What needs to be done: Identify each line containing the word "this" and copy it.

Records from a data collection:
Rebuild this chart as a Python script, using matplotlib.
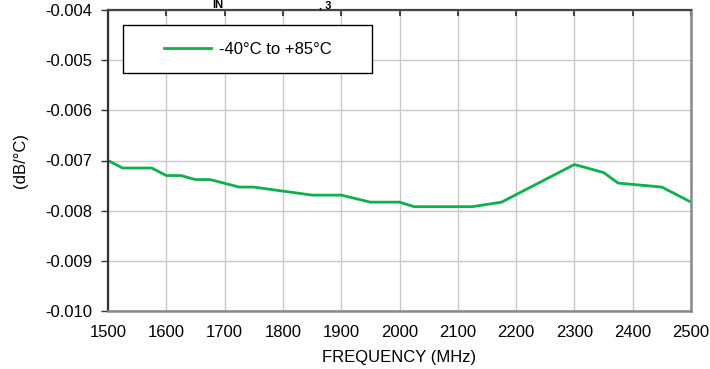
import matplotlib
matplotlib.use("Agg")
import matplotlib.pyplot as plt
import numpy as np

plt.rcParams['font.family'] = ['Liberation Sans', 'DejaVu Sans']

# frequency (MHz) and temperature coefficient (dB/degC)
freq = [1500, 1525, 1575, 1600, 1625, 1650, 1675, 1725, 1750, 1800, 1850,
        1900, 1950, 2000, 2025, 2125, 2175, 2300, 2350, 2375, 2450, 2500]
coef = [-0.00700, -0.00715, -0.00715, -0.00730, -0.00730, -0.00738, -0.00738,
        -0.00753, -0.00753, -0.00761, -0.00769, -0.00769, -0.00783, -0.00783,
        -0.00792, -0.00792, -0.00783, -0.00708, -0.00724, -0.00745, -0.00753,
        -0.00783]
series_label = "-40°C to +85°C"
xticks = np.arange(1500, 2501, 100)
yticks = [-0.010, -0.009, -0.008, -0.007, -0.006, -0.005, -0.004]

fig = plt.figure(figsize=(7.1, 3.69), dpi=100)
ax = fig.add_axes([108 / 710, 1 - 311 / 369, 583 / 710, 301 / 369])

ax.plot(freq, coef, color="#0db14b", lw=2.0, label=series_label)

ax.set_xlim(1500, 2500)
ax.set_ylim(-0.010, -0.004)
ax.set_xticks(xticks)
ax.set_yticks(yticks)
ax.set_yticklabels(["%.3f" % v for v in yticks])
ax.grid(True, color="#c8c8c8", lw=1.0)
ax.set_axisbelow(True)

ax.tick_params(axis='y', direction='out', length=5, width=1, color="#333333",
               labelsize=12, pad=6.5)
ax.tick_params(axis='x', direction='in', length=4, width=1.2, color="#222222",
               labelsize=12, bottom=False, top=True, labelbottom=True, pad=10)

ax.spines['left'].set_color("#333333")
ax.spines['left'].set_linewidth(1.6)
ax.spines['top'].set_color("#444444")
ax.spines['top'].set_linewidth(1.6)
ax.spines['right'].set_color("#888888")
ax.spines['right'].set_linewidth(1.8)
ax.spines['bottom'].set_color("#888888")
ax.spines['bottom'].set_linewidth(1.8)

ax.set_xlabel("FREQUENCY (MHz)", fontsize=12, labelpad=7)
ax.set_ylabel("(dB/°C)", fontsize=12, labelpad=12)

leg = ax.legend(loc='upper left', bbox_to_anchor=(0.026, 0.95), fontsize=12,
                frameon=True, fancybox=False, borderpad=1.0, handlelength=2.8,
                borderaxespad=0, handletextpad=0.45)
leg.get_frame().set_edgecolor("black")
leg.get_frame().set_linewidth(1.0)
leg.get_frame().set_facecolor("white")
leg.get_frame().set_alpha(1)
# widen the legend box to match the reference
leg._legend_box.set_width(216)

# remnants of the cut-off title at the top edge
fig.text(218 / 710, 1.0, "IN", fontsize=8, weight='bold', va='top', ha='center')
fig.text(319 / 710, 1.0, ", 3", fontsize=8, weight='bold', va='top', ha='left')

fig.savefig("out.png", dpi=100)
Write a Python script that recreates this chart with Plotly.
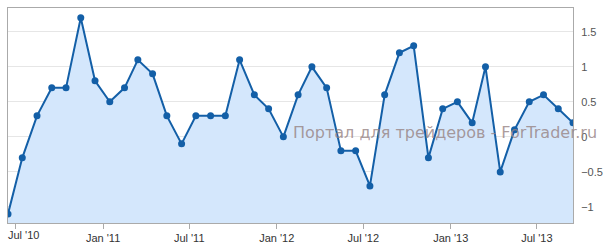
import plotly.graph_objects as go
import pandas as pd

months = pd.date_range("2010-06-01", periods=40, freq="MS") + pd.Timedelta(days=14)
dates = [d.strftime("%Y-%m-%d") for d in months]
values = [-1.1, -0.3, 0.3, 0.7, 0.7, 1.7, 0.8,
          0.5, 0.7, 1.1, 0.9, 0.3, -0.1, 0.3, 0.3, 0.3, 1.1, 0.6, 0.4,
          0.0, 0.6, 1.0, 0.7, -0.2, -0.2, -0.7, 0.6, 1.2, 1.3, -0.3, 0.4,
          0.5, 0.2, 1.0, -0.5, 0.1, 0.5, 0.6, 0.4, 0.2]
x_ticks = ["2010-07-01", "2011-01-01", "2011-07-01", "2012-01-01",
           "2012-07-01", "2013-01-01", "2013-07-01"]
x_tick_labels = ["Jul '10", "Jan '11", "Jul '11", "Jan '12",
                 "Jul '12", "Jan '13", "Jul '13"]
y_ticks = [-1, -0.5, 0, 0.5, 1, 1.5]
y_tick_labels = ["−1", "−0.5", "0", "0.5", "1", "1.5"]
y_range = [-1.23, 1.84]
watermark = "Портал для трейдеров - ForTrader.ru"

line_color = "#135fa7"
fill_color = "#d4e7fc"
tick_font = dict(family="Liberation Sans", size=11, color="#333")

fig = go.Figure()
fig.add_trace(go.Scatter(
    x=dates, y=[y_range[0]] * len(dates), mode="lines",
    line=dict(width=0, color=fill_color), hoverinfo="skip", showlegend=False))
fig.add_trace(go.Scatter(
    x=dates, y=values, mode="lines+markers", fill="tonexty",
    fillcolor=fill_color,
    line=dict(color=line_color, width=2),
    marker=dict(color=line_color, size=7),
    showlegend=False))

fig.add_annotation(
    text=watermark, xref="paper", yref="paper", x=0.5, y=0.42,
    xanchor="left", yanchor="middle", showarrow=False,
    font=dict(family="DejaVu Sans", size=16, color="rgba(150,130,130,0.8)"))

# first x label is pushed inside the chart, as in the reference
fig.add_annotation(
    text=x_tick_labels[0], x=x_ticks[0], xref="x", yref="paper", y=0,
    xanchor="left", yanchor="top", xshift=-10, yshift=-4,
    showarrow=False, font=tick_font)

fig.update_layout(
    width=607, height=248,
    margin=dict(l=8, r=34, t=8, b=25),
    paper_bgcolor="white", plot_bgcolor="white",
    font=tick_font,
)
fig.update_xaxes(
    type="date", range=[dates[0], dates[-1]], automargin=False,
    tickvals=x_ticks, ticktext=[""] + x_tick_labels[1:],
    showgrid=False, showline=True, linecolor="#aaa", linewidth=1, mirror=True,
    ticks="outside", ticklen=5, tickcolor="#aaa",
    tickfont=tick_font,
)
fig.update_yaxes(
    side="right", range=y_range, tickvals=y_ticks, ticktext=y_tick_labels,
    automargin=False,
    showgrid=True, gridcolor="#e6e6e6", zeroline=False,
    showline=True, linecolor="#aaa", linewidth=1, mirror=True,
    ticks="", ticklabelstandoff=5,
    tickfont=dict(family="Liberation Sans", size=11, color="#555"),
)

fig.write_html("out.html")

Response:
Rebuild this chart as a Python script, using matplotlib.
Write a Python script that recreates this chart with Plotly.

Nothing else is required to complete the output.